- Born: Bristol, England
- Education: Bristol Cathedral Choir School, Department of Creative Industries, UWE, Bristol, University for the Creative Arts, Saint Martin's School of Art,
- Occupations: Animation Director, Creative Director, Visual Effects Artist
- Notable work: GEICO Gecko, M&M's, Harry Potter, Walking with,
- Awards: Emmy, British Television Advertising Craft Award, International Teleproduction Society Monitor Award, London Effects and Animation Award, Royal Television Society Craft and Design Award, International 3D Award, Visual Effects Society, Ottawa Animation Festival
- Website: https://www.davidhulin.com

= David Hulin =

David Hulin is a British born Animation Director and VFX Director based in New York, best known for creating iconic animated characters such as the GEICO Gecko, Post Office Ants (UK), Nigel the Xyzal Owl, The Lactaid Cow, as well as creatively leading many other iconic campaigns for FedEx, GE, Pepsi, M&Ms, Speedy (Alka Seltzer). David has gained a great reputation for his significant contribution to the Computer Graphics and Visual Effects industry over the last two decades.

==Early life==
Hulin was born in Bristol, England and studied at Bristol Cathedral Choir School. Choosing to pursue a career in the Arts he studied Art Foundation at Department of Creative Industries, UWE, Bristol before making the decision to specialize in animation at University for the Creative Arts which was the first BA (Hons) degree in Animation available in Europe. During his degree Hulin split his time between animation and Film and after finishing a documentary project at Framestore during his graduate year was lucky enough to win a rare post grad scholarship opportunity at Saint Martin's School of Art designed to encourage more traditionally trained artists into a then computer programmer driven industry.

==Career==
After graduating Saint Martin's School of Art, Hulin joined Framestore's then small CG animation team. Working amongst some of the world's foremost visual effects artists, he gained valuable experience and contributed to many award-winning commercial projects, TV series such as Walking With Beasts, Dinotopia, Arabian Nights and Merlin, as well as film projects such as Harry Potter II and III. With a diverse experience in CG animation, Hulin seized the opportunity to move to New York to set up Framestore's US operation and build its CG department from scratch. It was shortly after, in 2005, that Hulin was called upon to redesign the GEICO Gecko and remained the Animation Director for 12 successful years.

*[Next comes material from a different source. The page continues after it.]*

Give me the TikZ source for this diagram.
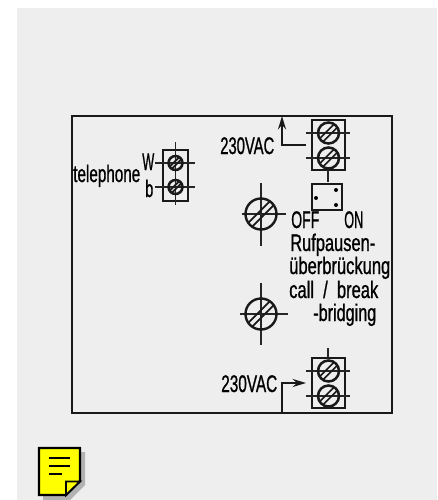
\documentclass[tikz,border=0pt]{standalone}
\usepackage{fontspec}
\usepackage{graphicx}
\usetikzlibrary{arrows.meta}
\setmainfont[FakeStretch=0.65,FakeBold=0.8]{Liberation Sans}
\tikzset{
  x=0.75pt,y=-0.75pt,
  ink/.style={draw=black!90,line width=1.5pt},
  thin ink/.style={draw=black!85,line width=0.8pt},
  lbl/.style={inner sep=0pt,anchor=base west,text=black,font=\fontsize{18pt}{18pt}\selectfont},
  hatch/.style={draw=black!90,line width=1.3pt},
  wire/.style={ink,-{Stealth[length=10pt,width=6pt]}},
}
\definecolor{panel}{HTML}{EEEEEE}
\definecolor{note}{HTML}{FFFF00}
\newcommand{\fw}[2]{\resizebox{\dimexpr#1pt*3/4\relax}{\height}{#2}}
\newcommand{\termscrew}[3]{% x y r
  \draw[ink,line width=1.9pt] (#1,#2) circle[radius=#3];
  \draw[hatch] (#1-#3*0.48,#2+#3*0.79) -- (#1+#3*0.79,#2-#3*0.48);
  \draw[hatch] (#1-#3*0.79,#2+#3*0.48) -- (#1+#3*0.48,#2-#3*0.79);
}
\newcommand{\bigscrew}[7]{% x y r x0 x1 y0 y1
  \draw[thin ink] (#4,#2) -- (#5,#2);
  \draw[thin ink] (#1,#6) -- (#1,#7);
  \draw[ink,line width=1.8pt] (#1,#2) circle[radius=#3];
  \draw[hatch] (#1-#3*0.566,#2+#3*0.82) -- (#1+#3*0.82,#2-#3*0.566);
  \draw[hatch] (#1-#3*0.82,#2+#3*0.566) -- (#1+#3*0.566,#2-#3*0.82);
}
\begin{document}
\begin{tikzpicture}
\useasboundingbox (0,0) rectangle (437,500);
\fill[white] (0,0) rectangle (437,500);
\fill[panel] (17,8) rectangle (437,500);
% frame
\draw[ink] (72,115.5) rectangle (392,413);
% telephone terminal
\draw[ink] (163,149.5) rectangle (188,201);
\draw[thin ink] (155,163) -- (195,163);
\draw[thin ink] (155,187) -- (195,187);
\draw[thin ink] (175.5,142) -- (175.5,205);
\termscrew{175.5}{163}{7}
\termscrew{175.5}{187}{7}
\node[lbl] (tel) at (73,182) {\fw{67}{telephone}};
\node[lbl] (w) at (142,170) {\fw{12}{W}};
\node[lbl] (b) at (145,197) {\fw{8}{b}};
% upper terminal
\draw[ink] (312,120) rectangle (345,170);
\draw[thin ink] (306,133) -- (350,133);
\draw[thin ink] (306,158) -- (350,158);
\draw[thin ink] (328,170) -- (328,182);
\termscrew{328.5}{133}{10.5}
\termscrew{328.5}{158}{10.5}
\coordinate (upf) at (306,145);
\coordinate (upt) at (282,116);
\draw[wire] (upf) -| (upt);
\node[lbl] (ua) at (220,154) {\fw{54}{230VAC}};
% switch
\draw[ink] (312,184) rectangle (342,210);
\fill (316,198) circle[radius=2];
\fill (336,190) circle[radius=2];
\fill (336,205) circle[radius=2];
% big screws
\bigscrew{261}{214}{15.5}{242}{286}{183}{246}
\bigscrew{261}{314}{15.5}{240}{288}{283}{345}
\node[lbl] (off) at (291,228) {\fw{28}{OFF}};
\node[lbl] (on) at (344,228) {\fw{19}{ON}};
\node[lbl] (r1) at (290,251) {\fw{85}{Rufpausen-}};
\node[lbl] (r2) at (289,274) {\fw{101}{überbrückung}};
\node[lbl] (r3) at (289,298) {\fw{89}{call\ \ /\ \ break}};
\node[lbl] (r4) at (313,321) {\fw{63}{-bridging}};
% lower terminal
\draw[ink] (312,358) rectangle (345,408);
\draw[thin ink] (306,371) -- (350,371);
\draw[thin ink] (306,396) -- (350,396);
\draw[thin ink] (328,348) -- (328,358);
\termscrew{328.5}{371}{10.5}
\termscrew{328.5}{396}{10.5}
\coordinate (lof) at (282,413);
\coordinate (lot) at (306,383);
\draw[wire] (lof) |- (lot);
\node[lbl] (la) at (221,392) {\fw{56}{230VAC}};
% note icon
\fill[gray!60] (43,452) -- (85,452) -- (85,485) -- (70,500) -- (43,500) -- cycle;
\draw[black,line width=1.7pt,fill=note,line join=miter] (39,448) -- (80,448) -- (80,481) -- (66,495) -- (39,495) -- cycle;
\draw[black,line width=1.4pt,fill=note] (66,495) -- (66,481.5) -- (80,481.5) -- cycle;
\draw[black,line width=2pt] (49,458) -- (70,458);
\draw[black,line width=2pt] (49,466) -- (70,466);
\draw[black,line width=2pt] (49,474) -- (62,474);
\end{tikzpicture}
\end{document}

After building the CG department, David moved on to focus on his career as an Animation Director. Hulin has been passionately involved in developing animated characters and brand icons. His creative leadership and Brand relationships have seen successes in numerous animated campaigns; Pepsi - chicken, two FedEx Super Bowl spots; Stick and Pigeon; iconic GE spots; Crane, Ellie, Scarecrow, Tree and Mammoth (never aired), nearly 100 GEICO Gecko commercials, Sour Patch Kids, the well loved M&M's characters and most recently Nigel the Owl for Xyzal. Hulin was also integral in the development of Framestore's proprietary real-time animation system, which has been deployed for many major brands with animated icons.

After his directorial debut with a campaign of commercials for the GEICO Gecko in 2006, Hulin has also been involved in creative development of content for such clients as Coors, Samsung, Time Warner, Prudential, Charmin, Breath Right, EA, Corning, M&M's. and Xyzal. Through his central focus of Animation and VFX Hulin continues to collaborate with brands he feels strongly about through his Studio at Free Range VFX .

==Awards==
Hulin has won many awards for his work including a Prime time Emmy a Visual Effects Society award and the Best Animated character at the Ottawa Animation Festival.